Best Practices

  1. Try to submit multi-threaded jobs when possible. Using a multi-threaded job can save memory foot-print of the job and may increase the performance of the job.
  2. Let Auger manage the input and output files. Do not call jget/jput from the farm job. If jget/jput is called inside one's job, the time period which the job waits for the tape I/O to finish is counted toward the wall time of this job. Note: jget and jput inside Auger will be disabled in the near future.
  3. Split a large job which needs more than 100 INPUTs into small jobs each of which processes a small set of files. This allows Auger and Jasmine to schedule the jobs with small set of files sooner.
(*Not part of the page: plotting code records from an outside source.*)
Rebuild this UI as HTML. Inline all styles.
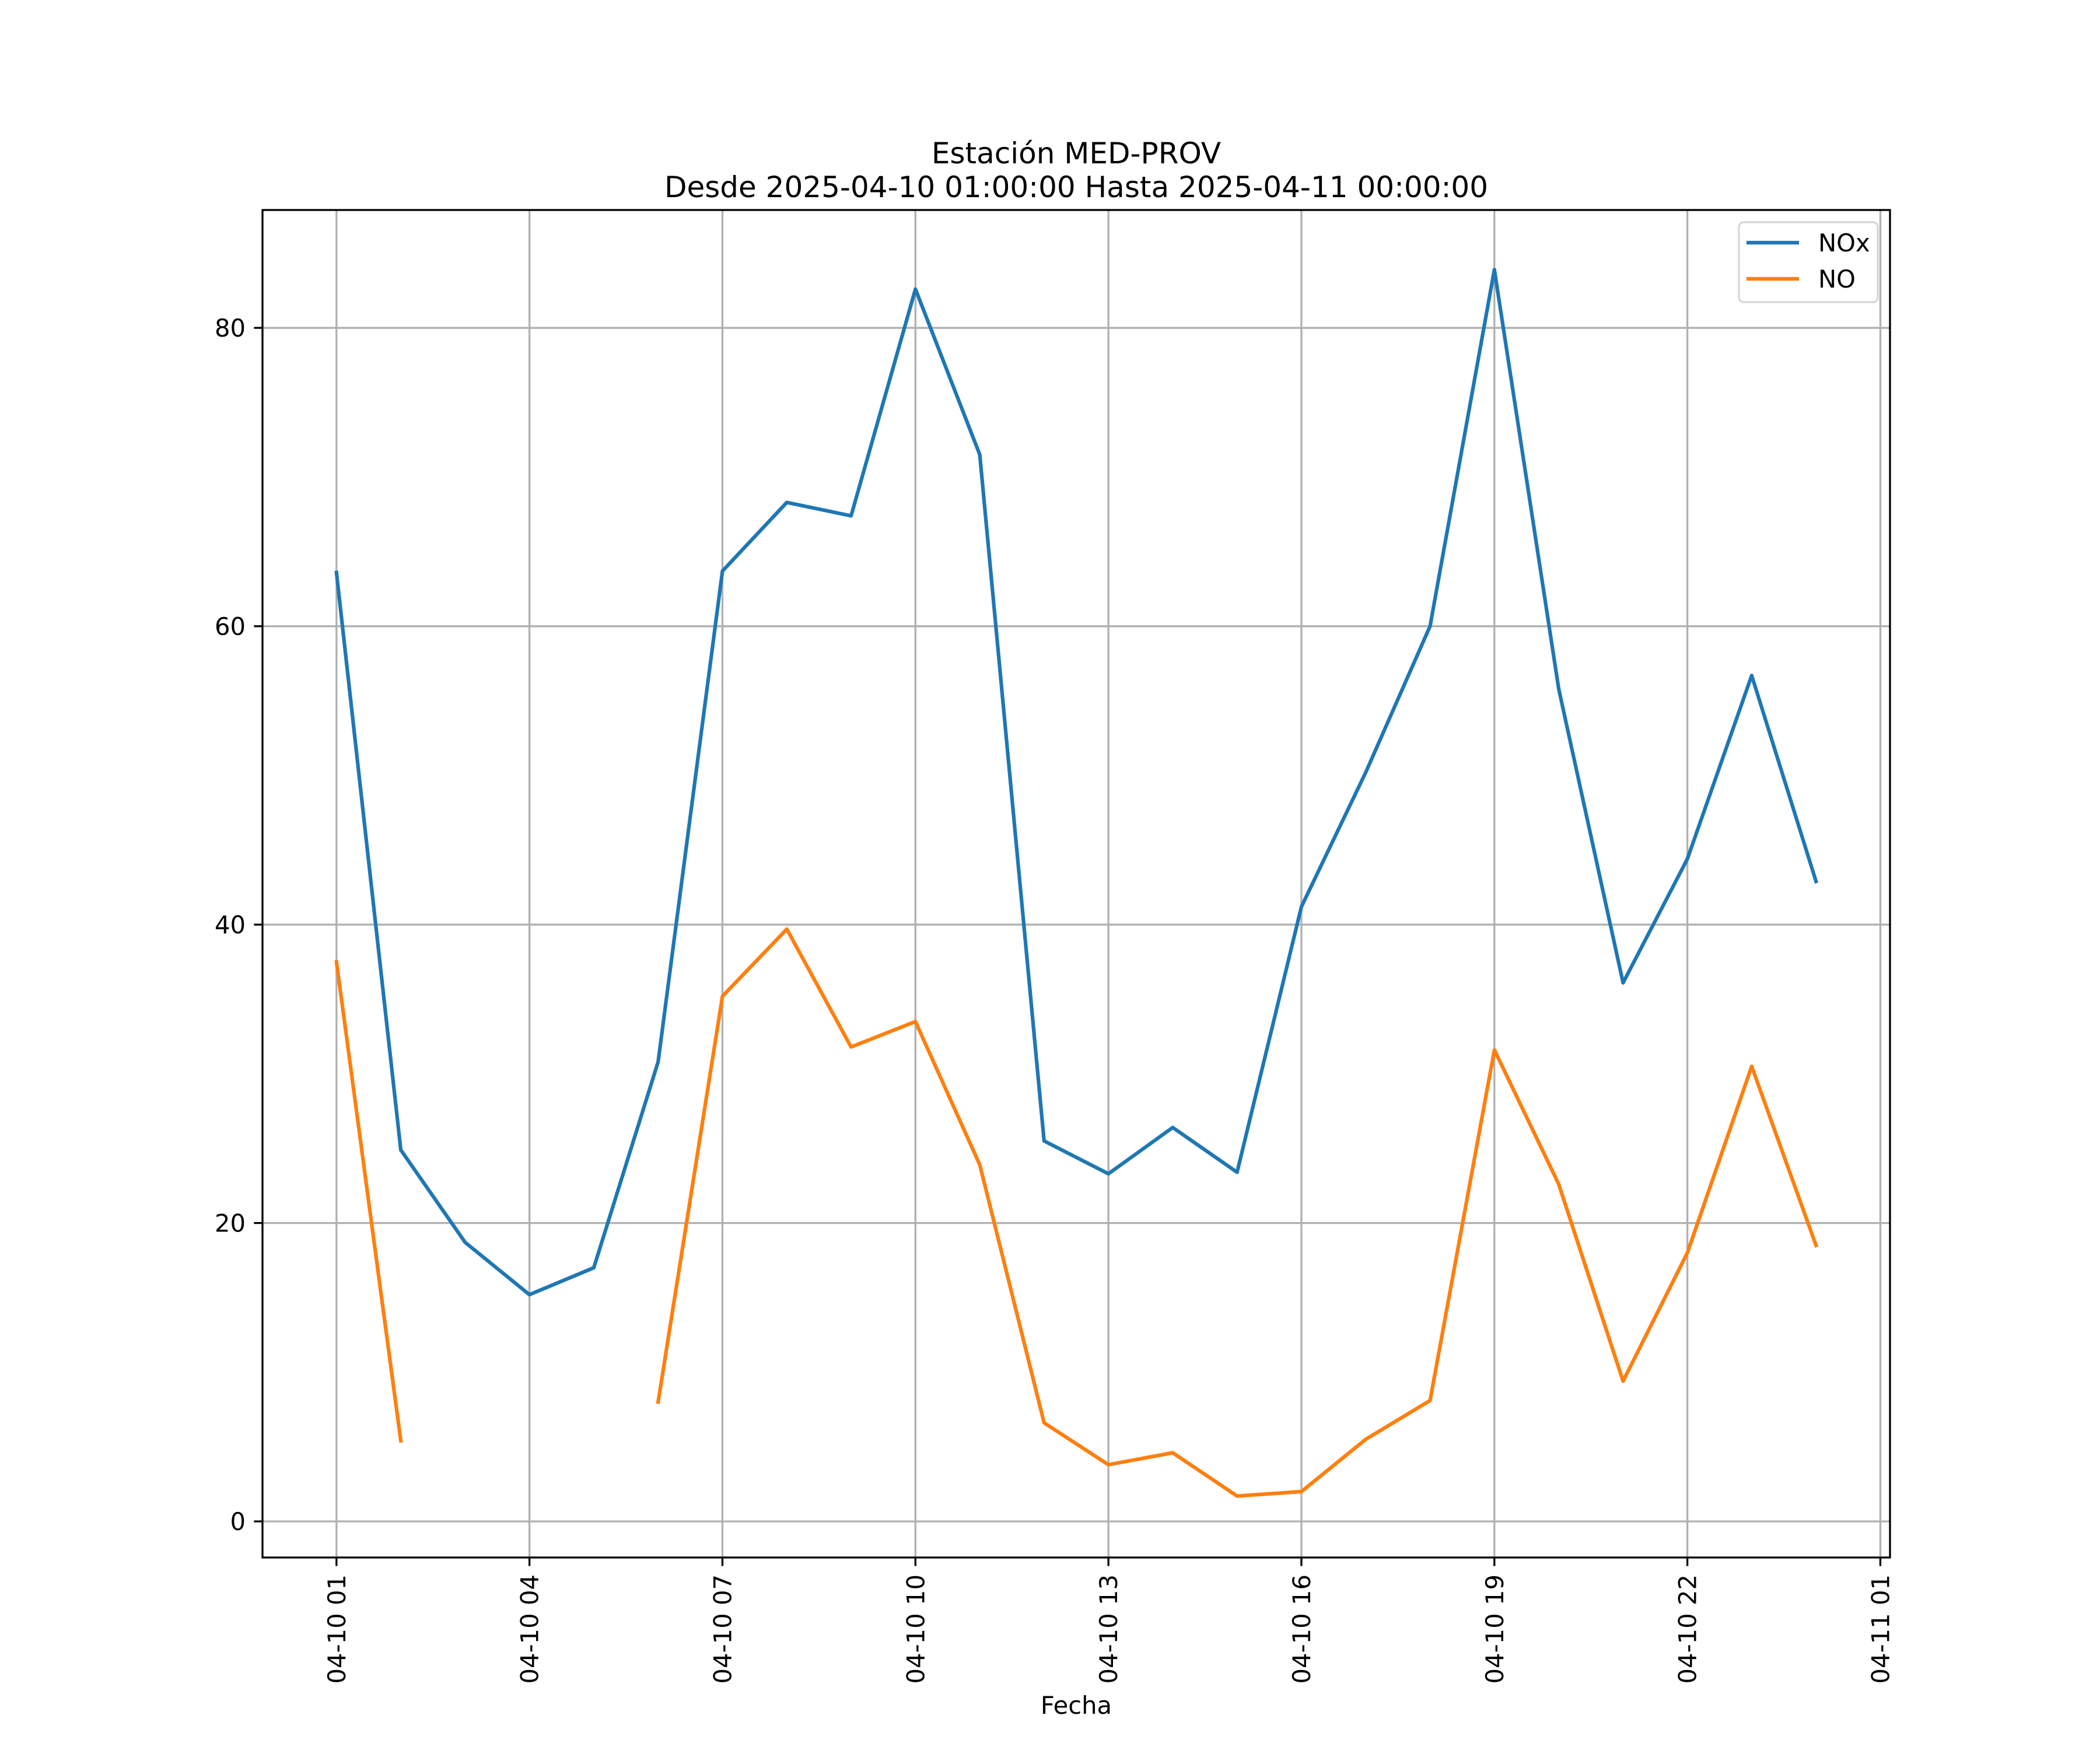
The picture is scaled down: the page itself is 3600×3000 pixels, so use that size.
<!DOCTYPE html>
<html><head><meta charset="utf-8"><style>
html,body{margin:0;padding:0;background:#fff;}
svg{display:block;font-family:"DejaVu Sans","Liberation Sans",sans-serif;}
</style></head><body>
<svg id="chart" width="3600" height="3000" viewBox="0 0 3600 3000" xmlns="http://www.w3.org/2000/svg">
<rect x="0" y="0" width="3600" height="3000" fill="#fff"/>
<text x="1845" y="280" font-size="50" text-anchor="middle">Estación MED-PROV</text>
<text x="1845" y="338" font-size="50" text-anchor="middle">Desde 2025-04-10 01:00:00 Hasta 2025-04-11 00:00:00</text>
<g id="grid"></g>
<g id="series"></g>
<g id="axes"></g>
<text x="1845" y="2938" font-size="41.7" text-anchor="middle">Fecha</text>
<g>
<rect x="2981" y="381" width="238" height="137" rx="8" fill="#fff" fill-opacity="0.8" stroke="#d6d6d6" stroke-width="3.3"/>
<g>
<line x1="2994" y1="416" x2="3084" y2="416" stroke="#1f77b4" stroke-width="6.25"/>
<text x="3117" y="431" font-size="41.7">NOx</text></g>
<g>
<line x1="2994" y1="478" x2="3084" y2="478" stroke="#ff7f0e" stroke-width="6.25"/>
<text x="3117" y="493" font-size="41.7">NO</text></g>
</g>
</svg>
<script>
const hours = [0,1,2,3,4,5,6,7,8,9,10,11,12,13,14,15,16,17,18,19,20,21,22,23];
const noxValues = [63.6,24.9,18.7,15.2,17.0,30.8,63.7,68.3,67.4,82.6,71.5,25.5,23.3,26.4,23.4,41.2,50.2,60.0,83.9,55.8,36.1,44.4,56.7,42.9];
const noValues = [37.5,5.4,null,null,null,8.0,35.2,39.7,31.8,33.5,23.9,6.6,3.8,4.6,1.7,2.0,5.5,8.1,31.6,22.6,9.4,18.0,30.5,18.5];
const xTickHours = [0,3,6,9,12,15,18,21,24];
const xTickLabels = ["04-10 01","04-10 04","04-10 07","04-10 10","04-10 13","04-10 16","04-10 19","04-10 22","04-11 01"];
const yTicks = [0,20,40,60,80];

const L=450,R=3240,T=360,B=2670;
const xMin=-1.15,xMax=24.15,yMin=-2.42,yMax=87.9;
const NS="http://www.w3.org/2000/svg";
function xs(h){return L+(h-xMin)/(xMax-xMin)*(R-L);}
function ys(v){return B-(v-yMin)/(yMax-yMin)*(B-T);}
function mk(tag,attrs,parent){const e=document.createElementNS(NS,tag);for(const k in attrs)e.setAttribute(k,attrs[k]);parent.appendChild(e);return e;}
const grid=document.getElementById('grid'),axes=document.getElementById('axes'),series=document.getElementById('series');

xTickHours.forEach((h,i)=>{
  const x=xs(h);
  const g=mk('line',{x1:x,y1:T,x2:x,y2:B,stroke:'#b0b0b0','stroke-width':3.3},grid);
  
  
  const t=mk('line',{x1:x,y1:B,x2:x,y2:B+14.6,stroke:'#000','stroke-width':3.3},axes);
  
  
  const lb=mk('text',{x:0,y:0,'font-size':41.7,'text-anchor':'end',transform:`translate(${x+15},${B+29}) rotate(-90)`},axes);
  lb.textContent=xTickLabels[i];
  
  
});
yTicks.forEach(v=>{
  const y=ys(v);
  const g=mk('line',{x1:L,y1:y,x2:R,y2:y,stroke:'#b0b0b0','stroke-width':3.3},grid);
  
  
  const t=mk('line',{x1:L-14.6,y1:y,x2:L,y2:y,stroke:'#000','stroke-width':3.3},axes);
  
  
  const lb=mk('text',{x:L-29,y:y+15,'font-size':41.7,'text-anchor':'end'},axes);
  lb.textContent=String(v);
  
  
});
const frame=mk('rect',{x:L,y:T,width:R-L,height:B-T,fill:'none',stroke:'#000','stroke-width':3.3},axes);



function drawSeries(vals,color,name){
  let d='',pen=false;
  vals.forEach((v,i)=>{
    if(v===null){pen=false;return;}
    d+=(pen?'L':'M')+xs(hours[i]).toFixed(1)+' '+ys(v).toFixed(1)+' ';
    pen=true;
  });
  const p=mk('path',{d:d,fill:'none',stroke:color,'stroke-width':6.25,'stroke-linejoin':'round','stroke-linecap':'square'},series);
  
  
}
drawSeries(noxValues,'#1f77b4','nox-line');
drawSeries(noValues,'#ff7f0e','no-line');
</script>
</body></html>
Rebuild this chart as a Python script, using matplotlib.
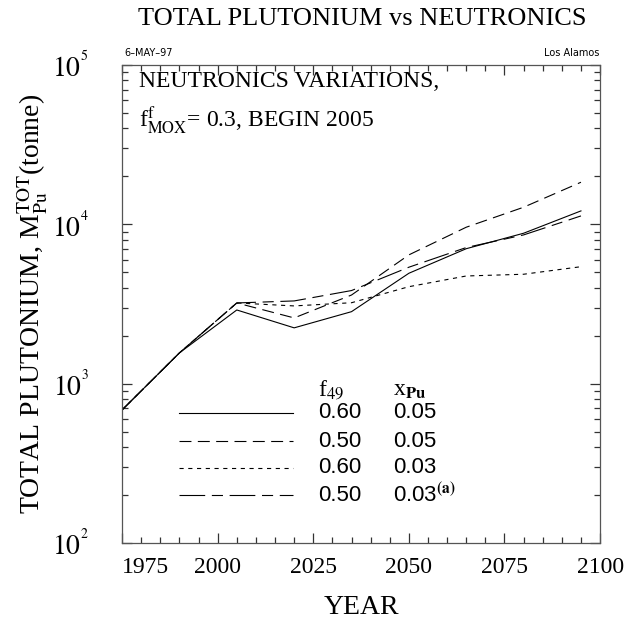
import matplotlib
matplotlib.use("Agg")
import matplotlib.pyplot as plt
from matplotlib.ticker import LogLocator, MultipleLocator, NullFormatter
from matplotlib.transforms import ScaledTranslation

years = [1975, 1990, 2005, 2020, 2035, 2050, 2065, 2080, 2095]

# total plutonium (tonne) for each neutronics case
pu_060_005 = [684, 1560, 2900, 2240, 2830, 4930, 7030, 8790, 12140]
pu_050_005 = [684, 1560, 3210, 2585, 3600, 6430, 9590, 12800, 18370]
pu_060_003 = [684, 1560, 3210, 3075, 3220, 4060, 4740, 4860, 5420]
pu_050_003 = [684, 1560, 3210, 3305, 3840, 5380, 7150, 8580, 11290]

f49 = ["0.60", "0.50", "0.60", "0.50"]
xpu = ["0.05", "0.05", "0.03", r"0.03$^{\mathbf{(a)}}$"]

plt.rcParams['font.family'] = ['Liberation Serif', 'DejaVu Serif']
plt.rcParams['mathtext.fontset'] = 'stix'
plt.rcParams['lines.scale_dashes'] = False

fig = plt.figure(figsize=(6.26, 6.26), dpi=100)
ax = fig.add_axes([0.195, 0.1326, 0.7636, 0.7636])

styles = [
    dict(linestyle='-'),
    dict(linestyle=(0, (8.6, 4.6))),
    dict(linestyle=(0, (3.0, 3.3))),
    dict(linestyle=(0, (18.5, 4.8, 8.0, 4.8))),
]
series = [pu_060_005, pu_050_005, pu_060_003, pu_050_003]
for vals, st in zip(series, styles):
    ax.plot(years, vals, color='black', lw=0.8, **st)

ax.set_yscale('log')
ax.set_xlim(1975, 2100)
ax.set_ylim(1e2, 1e5)
ax.set_xticks([1975, 2000, 2025, 2050, 2075, 2100])
ax.xaxis.set_minor_locator(MultipleLocator(5))
ax.yaxis.set_major_locator(LogLocator(base=10))
ax.yaxis.set_minor_locator(LogLocator(base=10, subs=range(2, 10)))
ax.yaxis.set_minor_formatter(NullFormatter())
ax.set_yticks([1e2, 1e3, 1e4, 1e5])
ax.set_yticklabels([r'$10^{^2}$', r'$10^{^3}$', r'$10^{^4}$', r'$10^{^5}$'])
ax.tick_params(which='both', direction='in', top=True, right=True, width=0.9, color='#333333')
ax.tick_params(which='major', length=7, labelsize=17, pad=10)
ax.tick_params(which='minor', length=4)
ax.tick_params(axis='y', labelsize=20, pad=24)
for sp in ax.spines.values():
    sp.set_color('#555555')
    sp.set_linewidth(0.9)

# first year label sits right of the axis corner
lab0 = ax.get_xticklabels()[0]
lab0.set_transform(lab0.get_transform() + ScaledTranslation(0.23, 0, fig.dpi_scale_trans))

ax.set_xlabel('YEAR', fontsize=20, labelpad=12)
ax.set_ylabel(r'TOTAL PLUTONIUM, M$^{\mathrm{TOT}}_{\mathrm{Pu}}$(tonne)', fontsize=20, labelpad=1)
fig.text(0.578, 0.97, 'TOTAL PLUTONIUM vs NEUTRONICS', fontsize=19, ha='center', va='center')
fig.text(0.199, 0.908, '6\u2013MAY\u201397', fontsize=7, family='DejaVu Sans', ha='left', va='bottom')
fig.text(0.958, 0.908, 'Los Alamos', fontsize=7, family='DejaVu Sans', ha='right', va='bottom')

ax.text(0.036, 0.954, 'NEUTRONICS VARIATIONS,', transform=ax.transAxes, fontsize=17, va='baseline')
ax.text(0.036, 0.868, r'f$^{\mathrm{f}}_{\mathrm{MOX}}$= 0.3, BEGIN 2005', transform=ax.transAxes,
        fontsize=17, va='baseline')

# legend table
ax.text(0.41, 0.32, r'f$_{\mathrm{49}}$', transform=ax.transAxes, fontsize=17, va='center')
ax.text(0.567, 0.32, r'x$_{\mathbf{Pu}}$', transform=ax.transAxes, fontsize=17, va='center')
rows = [0.272, 0.213, 0.157, 0.100]
for ry, st, a, b in zip(rows, styles, f49, xpu):
    ax.plot([0.119, 0.358], [ry, ry], transform=ax.transAxes, color='black', lw=0.8, **st)
    ax.text(0.41, ry, a, transform=ax.transAxes, fontsize=16, family='Liberation Sans', va='center')
    ax.text(0.567, ry, b, transform=ax.transAxes, fontsize=16, family='Liberation Sans', va='center')

fig.savefig('out.png', dpi=100)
  4. Do a large chunk of reads/writes (4MB or greater per read/write) in the farm job. If you read/write to Lustre file system directly, please make sure your read/write are in large chunks (>= 10 MB at least). If your jobs slow down the performance of the Lustre file system by doing a lot of small file I/O, the number of your jobs will be severely limited.
  5. Request right amount of resources, such as the number of cores, memory, disk and job time.
  6. Specify correct project and track name to improve farm accounting statistics.
  7. When a job fails, check log and error message in ~/.farm_out directory before sending a CCPR.
  8. Clean up ~/.farm_out directory periodically.
  9. Open/close database connections when needed. Don't leave a connection open for a long period of time.
  10. Use the newest farm node when they are available.
  11. Test the script (submit few test jobs) before start to run large number of jobs.